This just in: Wiccan holy days are now part of Vanderbilt University’s school calendar. The purpose of this calendar is to help professors know how to deal with absences and make up tests when students claim a religious reason for missing school. It should be noted that the religious days on the calendar already include holidays for Jews, Muslims, Shinto believers, Sikhs, Buddhists, Baha’is, Taoists, Hindus, Zoroastrian believers, Jehovah’s Witnesses, Jains, and Mormons, as well as Christians. It should also be noted that the university was founded as a Methodist institution.

My purpose in noting all of this is not to condemn the university’s “thoughtfulness” for making this information available. Rather, it is to highlight the point that the America we live in is not the same as the one that existed when I was growing up – and I’m not that old. In my early school years, the Christian Theistic worldview completely dominated American culture. For the most part, even people who were not Christians still believed in a transcendent creator God. As a result, the religious holidays on school (and government) calendars primarily revolved around Christian holy days. Not so any more. We really do live in a post-Christian society.

As Christians, we cannot continue to stick our heads in the sand as if our world is the same as it was. And it is not just the way we think about the situation in the culture that we must adjust. The way we live out our faith in the world and the way we witness must also undergo a dramatic transformation.

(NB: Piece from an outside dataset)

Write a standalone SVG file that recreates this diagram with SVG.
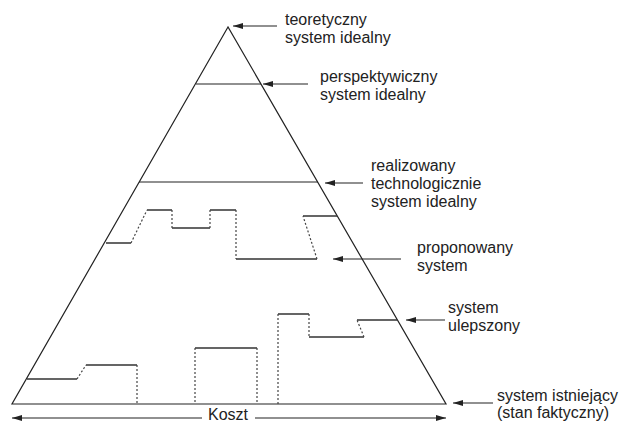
<svg xmlns="http://www.w3.org/2000/svg" width="621" height="421" viewBox="0 0 621 421">
<style>
.ln{stroke:#222;stroke-width:1.2;fill:none}
.st{stroke:#333;stroke-width:1.3;fill:none}
.dt{stroke:#444;stroke-width:1.2;fill:none;stroke-dasharray:2,2}
.ar{stroke:#222;stroke-width:1.1;fill:none;marker-end:url(#ah)}
text{font-family:"Liberation Sans",Arial,sans-serif;font-size:16px;fill:#222}
</style>
<defs>
<marker id="ah" viewBox="0 0 10 6" refX="10" refY="3" markerWidth="10" markerHeight="6" markerUnits="userSpaceOnUse" orient="auto">
<path d="M0,0 L10,3 L0,6 Z" fill="#222"/>
</marker>
</defs>
<rect width="621" height="421" fill="#fff"/>
<g id="pyramid">
<path class="ln" d="M228,27 L12,404 L446,404 Z"/>
<line class="ln" x1="196" y1="84" x2="261" y2="84"/>
<line class="ln" x1="139" y1="182" x2="318" y2="182"/>
</g>
<g id="proponowany-steps">
<path class="st" d="M106,243 H131 M147,210 H172 M172,228 H210 M210,210 H236 M236,259 H317 M303,216 H337"/>
<path class="dt" d="M131,243 L147,210 M172,210 V228 M210,228 V210 M236,210 V259 M317,259 L303,216"/>
</g>
<g id="ulepszony-steps">
<path class="st" d="M278,314 H309 M309,337 H364 M357,320 H397"/>
<path class="dt" d="M278,314 V404 M309,314 V337 M364,337 L357,320"/>
</g>
<g id="istniejacy-steps">
<path class="st" d="M27,379 H77 M86,365 H137 M195,348 H257"/>
<path class="dt" d="M77,379 L86,365 M137,365 V404 M195,348 V404 M257,348 V404"/>
</g>
<g id="connectors">
<line class="ar" x1="277" y1="26" x2="233" y2="26"/>
<line class="ar" x1="308" y1="84" x2="263" y2="84"/>
<line class="ar" x1="363" y1="183" x2="325" y2="183"/>
<line class="ar" x1="401" y1="259" x2="333" y2="259"/>
<line class="ar" x1="445" y1="320" x2="406" y2="320"/>
<line class="ar" x1="493" y1="403" x2="453" y2="403"/>
<line class="ar" x1="202" y1="418" x2="12" y2="418"/>
<line class="ar" x1="255" y1="418" x2="446" y2="418"/>
</g>
<g id="label-teoretyczny">
<text x="285" y="25">teoretyczny</text>
<text x="285" y="43">system idealny</text>
</g>
<g id="label-perspektywiczny">
<text x="320" y="82">perspektywiczny</text>
<text x="320" y="100">system idealny</text>
</g>
<g id="label-realizowany">
<text x="371" y="171">realizowany</text>
<text x="371" y="189">technologicznie</text>
<text x="371" y="207">system idealny</text>
</g>
<g id="label-proponowany">
<text x="417" y="253">proponowany</text>
<text x="417" y="271">system</text>
</g>
<g id="label-ulepszony">
<text x="448" y="313">system</text>
<text x="448" y="331">ulepszony</text>
</g>
<g id="label-istniejacy">
<text x="497" y="401">system istniejący</text>
<text x="497" y="418">(stan faktyczny)</text>
</g>
<g id="label-koszt">
<text x="208" y="420">Koszt</text>
</g>
</svg>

The knowledge base required of Christians who are serious about living out their faith in the world must expand beyond simple knowledge of Christian doctrine. We need to understand several other things, as well.

First, we must have a general understanding of worldview so we can understand the people of other faiths who are all around us. This worldview understanding is also what shows us why these other faiths do not represent the truth.

Then, we must have a solid understanding of the Christian worldview.  This gives us more than just a doctrinal understanding of our beliefs, but also equips us with a knowledge of why our Christian faith is the truth.

Finally, we must have a knowledge of worldview so that we can effectively witness to people of other faiths. We cannot simply use our old witnessing methods which assume that the hearer already believes in the God of the Bible. Many of them do not, and starting with that assumption will not make sense to them.

Vanderbilt University’s policy is not an anomaly. It is the norm in modern Western society. If Christians are to be serious about holding up and living out the Christian faith in this brave new world, we will have to get serious about building a knowledge foundation that allows us to do it.